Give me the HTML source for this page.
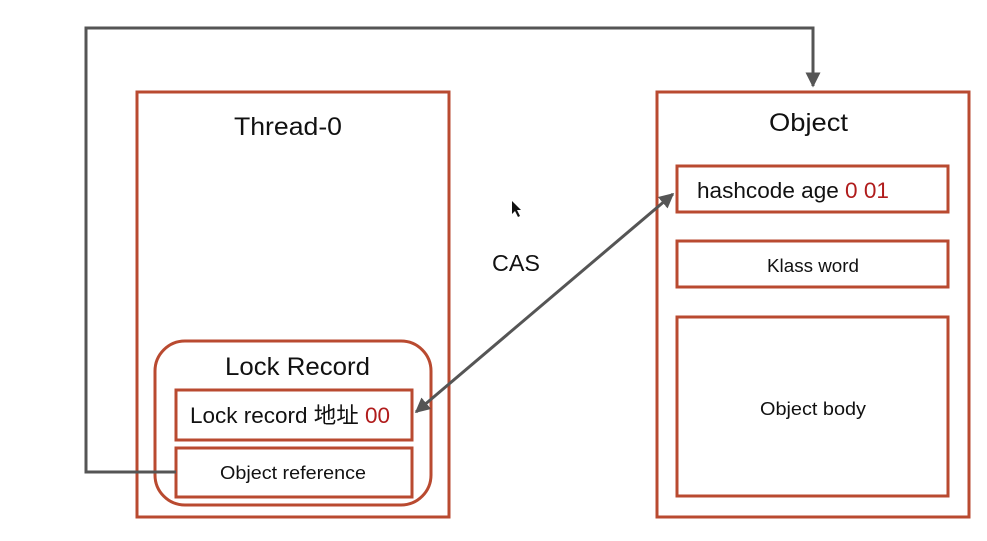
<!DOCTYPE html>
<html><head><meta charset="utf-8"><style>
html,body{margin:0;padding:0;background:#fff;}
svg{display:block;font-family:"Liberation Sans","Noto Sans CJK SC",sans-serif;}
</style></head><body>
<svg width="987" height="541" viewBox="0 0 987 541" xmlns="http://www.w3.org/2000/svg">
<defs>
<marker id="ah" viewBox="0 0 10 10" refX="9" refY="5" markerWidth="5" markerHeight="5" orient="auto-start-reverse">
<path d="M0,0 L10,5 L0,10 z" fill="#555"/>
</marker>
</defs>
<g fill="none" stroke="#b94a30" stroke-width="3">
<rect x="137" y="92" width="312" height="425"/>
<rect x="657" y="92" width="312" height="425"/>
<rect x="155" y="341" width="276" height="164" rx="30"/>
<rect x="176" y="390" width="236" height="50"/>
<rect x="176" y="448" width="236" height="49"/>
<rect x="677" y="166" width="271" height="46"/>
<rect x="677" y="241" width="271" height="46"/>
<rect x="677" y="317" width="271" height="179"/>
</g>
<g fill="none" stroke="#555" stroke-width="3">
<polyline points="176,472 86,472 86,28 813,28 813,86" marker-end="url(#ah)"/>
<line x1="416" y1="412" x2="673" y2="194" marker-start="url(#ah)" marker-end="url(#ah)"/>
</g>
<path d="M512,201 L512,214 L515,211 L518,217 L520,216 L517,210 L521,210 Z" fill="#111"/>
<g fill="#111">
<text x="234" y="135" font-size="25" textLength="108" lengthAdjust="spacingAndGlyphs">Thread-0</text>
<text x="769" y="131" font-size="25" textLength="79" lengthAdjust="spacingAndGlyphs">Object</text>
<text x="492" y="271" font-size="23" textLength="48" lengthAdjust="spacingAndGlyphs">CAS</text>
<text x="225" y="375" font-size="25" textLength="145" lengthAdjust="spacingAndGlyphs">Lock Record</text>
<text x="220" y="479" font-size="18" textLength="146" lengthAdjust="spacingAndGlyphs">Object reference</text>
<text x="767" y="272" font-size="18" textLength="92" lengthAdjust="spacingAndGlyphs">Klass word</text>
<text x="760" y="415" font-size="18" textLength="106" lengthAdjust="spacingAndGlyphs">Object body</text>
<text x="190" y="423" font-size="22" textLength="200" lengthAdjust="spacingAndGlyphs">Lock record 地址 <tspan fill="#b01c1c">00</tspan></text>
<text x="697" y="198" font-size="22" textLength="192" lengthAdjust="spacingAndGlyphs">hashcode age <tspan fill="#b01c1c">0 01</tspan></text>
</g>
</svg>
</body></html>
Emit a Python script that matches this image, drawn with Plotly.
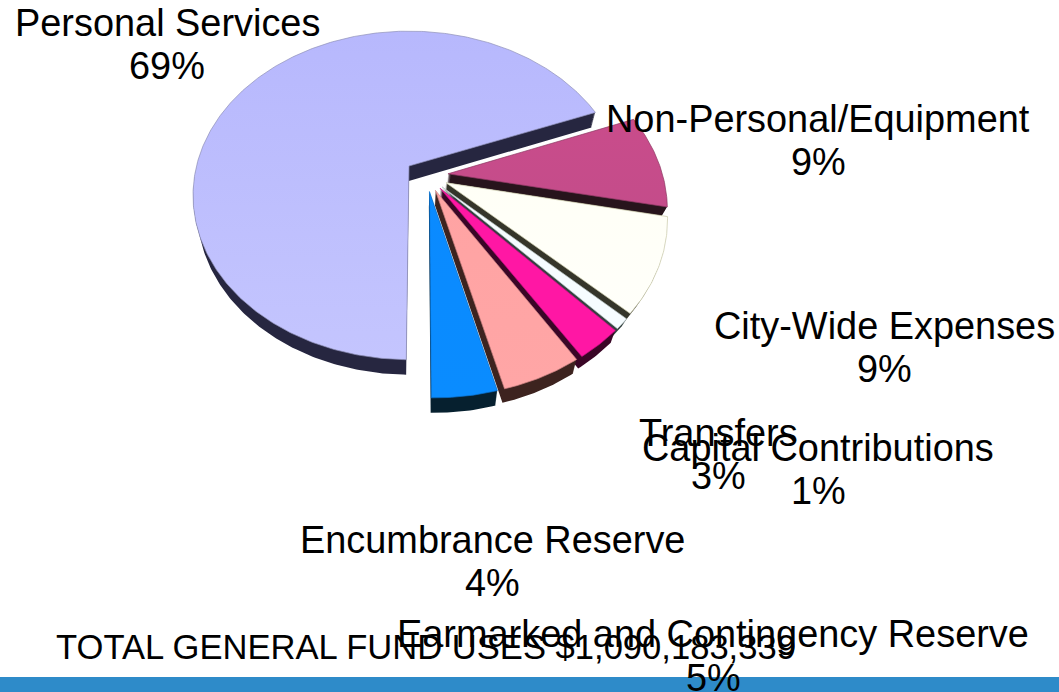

### Task to carry out
Reproduce every line precisely as given, omitting all pictures.

### Output
Give me the HTML source for this page.
<!DOCTYPE html>
<html><head><meta charset="utf-8"><style>
html,body{margin:0;padding:0;background:#fff;}
svg{display:block;font-family:"Liberation Sans","Noto Sans CJK SC",sans-serif;}
</style></head><body>
<svg width="987" height="541" viewBox="0 0 987 541" xmlns="http://www.w3.org/2000/svg">
<defs>
<marker id="ah" viewBox="0 0 10 10" refX="9" refY="5" markerWidth="5" markerHeight="5" orient="auto-start-reverse">
<path d="M0,0 L10,5 L0,10 z" fill="#555"/>
</marker>
</defs>
<g fill="none" stroke="#b94a30" stroke-width="3">
<rect x="137" y="92" width="312" height="425"/>
<rect x="657" y="92" width="312" height="425"/>
<rect x="155" y="341" width="276" height="164" rx="30"/>
<rect x="176" y="390" width="236" height="50"/>
<rect x="176" y="448" width="236" height="49"/>
<rect x="677" y="166" width="271" height="46"/>
<rect x="677" y="241" width="271" height="46"/>
<rect x="677" y="317" width="271" height="179"/>
</g>
<g fill="none" stroke="#555" stroke-width="3">
<polyline points="176,472 86,472 86,28 813,28 813,86" marker-end="url(#ah)"/>
<line x1="416" y1="412" x2="673" y2="194" marker-start="url(#ah)" marker-end="url(#ah)"/>
</g>
<path d="M512,201 L512,214 L515,211 L518,217 L520,216 L517,210 L521,210 Z" fill="#111"/>
<g fill="#111">
<text x="234" y="135" font-size="25" textLength="108" lengthAdjust="spacingAndGlyphs">Thread-0</text>
<text x="769" y="131" font-size="25" textLength="79" lengthAdjust="spacingAndGlyphs">Object</text>
<text x="492" y="271" font-size="23" textLength="48" lengthAdjust="spacingAndGlyphs">CAS</text>
<text x="225" y="375" font-size="25" textLength="145" lengthAdjust="spacingAndGlyphs">Lock Record</text>
<text x="220" y="479" font-size="18" textLength="146" lengthAdjust="spacingAndGlyphs">Object reference</text>
<text x="767" y="272" font-size="18" textLength="92" lengthAdjust="spacingAndGlyphs">Klass word</text>
<text x="760" y="415" font-size="18" textLength="106" lengthAdjust="spacingAndGlyphs">Object body</text>
<text x="190" y="423" font-size="22" textLength="200" lengthAdjust="spacingAndGlyphs">Lock record 地址 <tspan fill="#b01c1c">00</tspan></text>
<text x="697" y="198" font-size="22" textLength="192" lengthAdjust="spacingAndGlyphs">hashcode age <tspan fill="#b01c1c">0 01</tspan></text>
</g>
</svg>
</body></html>
Emit a Python script that matches this image, drawn with Plotly.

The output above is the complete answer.